- Genre: Debate
- Presented by: Steve Byrnes
- Starring: Mike Mulhern David Poole Marty Smith Ben Blake Lee Spencer Robin Miller
- Country of origin: United States
- Original language: English
- No. of seasons: 1

Production
- Running time: 30 min. (including commercials)

Original release
- Network: Speed
- Release: February 21 – November 23, 2004

= Pit Bull (TV series) =

Pit Bull was a debate show that aired live every Saturday on Speed during the 2004 NASCAR season. The show took place outside of every venue of the NASCAR Cup Series. Host Steve Byrnes moderated debates involving a four-person panel of sportswriters whose columns are mostly about racing. The three primary panelists were Mike Mulhern of the Winston-Salem Journal, David Poole of The Charlotte Observer, and Marty Smith of NASCAR.com. The fourth panelist usually rotated between writers like Ben Blake, Lee Spencer of The Sporting News, and Speed Channel website writer Robin Miller. The panelists eventually became known as the "Pit Hogs."

==Format==
Each week, the panel debated hot topics from the NASCAR world. At the end of the show, the four panelists got time to state their "beef" with an issue in NASCAR. It could've been a topic not yet touched on, a past issue, or a current issue. A live audience watched the show up-close each week. Each episode was a half-hour long.

==Criticism==
The show drew ire from NASCAR officials and drivers for its panelists' consistently questioning a NASCAR ruling or such. Then, one night, on another SPEED program, NASCAR Inside Nextel Cup, NASCAR driver Jimmy Spencer, a panelist on that night's episode, slammed Pit Bull as being "anti-NASCAR." Many Pit Bull fans jokingly claimed that since they agreed with most of what was being questioned of NASCAR by the panel (and most of the time, it was Mulhern and Blake doing the questioning) that they were "anti-NASCAR", even though they were NASCAR fans.
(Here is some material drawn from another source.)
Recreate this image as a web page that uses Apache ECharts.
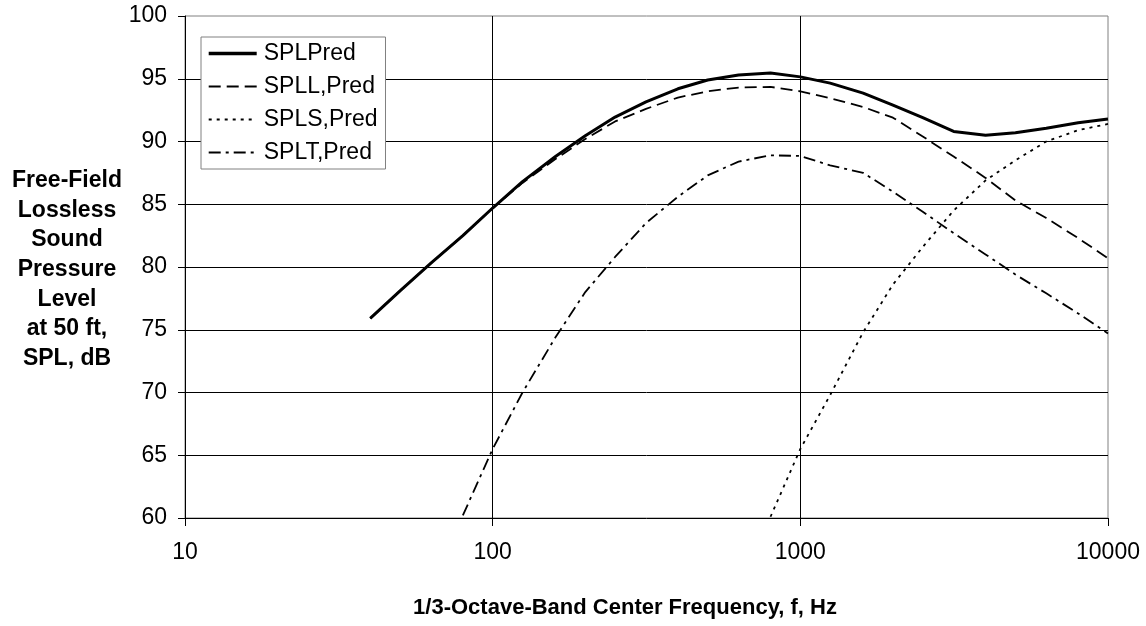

Pit Bull debuted in February 2004, but on November 23, 2004, it was announced by SPEED that low ratings would keep the show from returning in 2005. Many Pit Bull viewers were upset by the announcement, accusing NASCAR of having a say in the show's cancellation because of its ability to question them. However, another similar NASCAR-related debate show debuted in 2006, named Tradin' Paint, featuring NASCAR drivers like Kyle Petty as panelists debating NASCAR issues in a similar fashion. Tradin' Paint would run until the 2009 NASCAR season.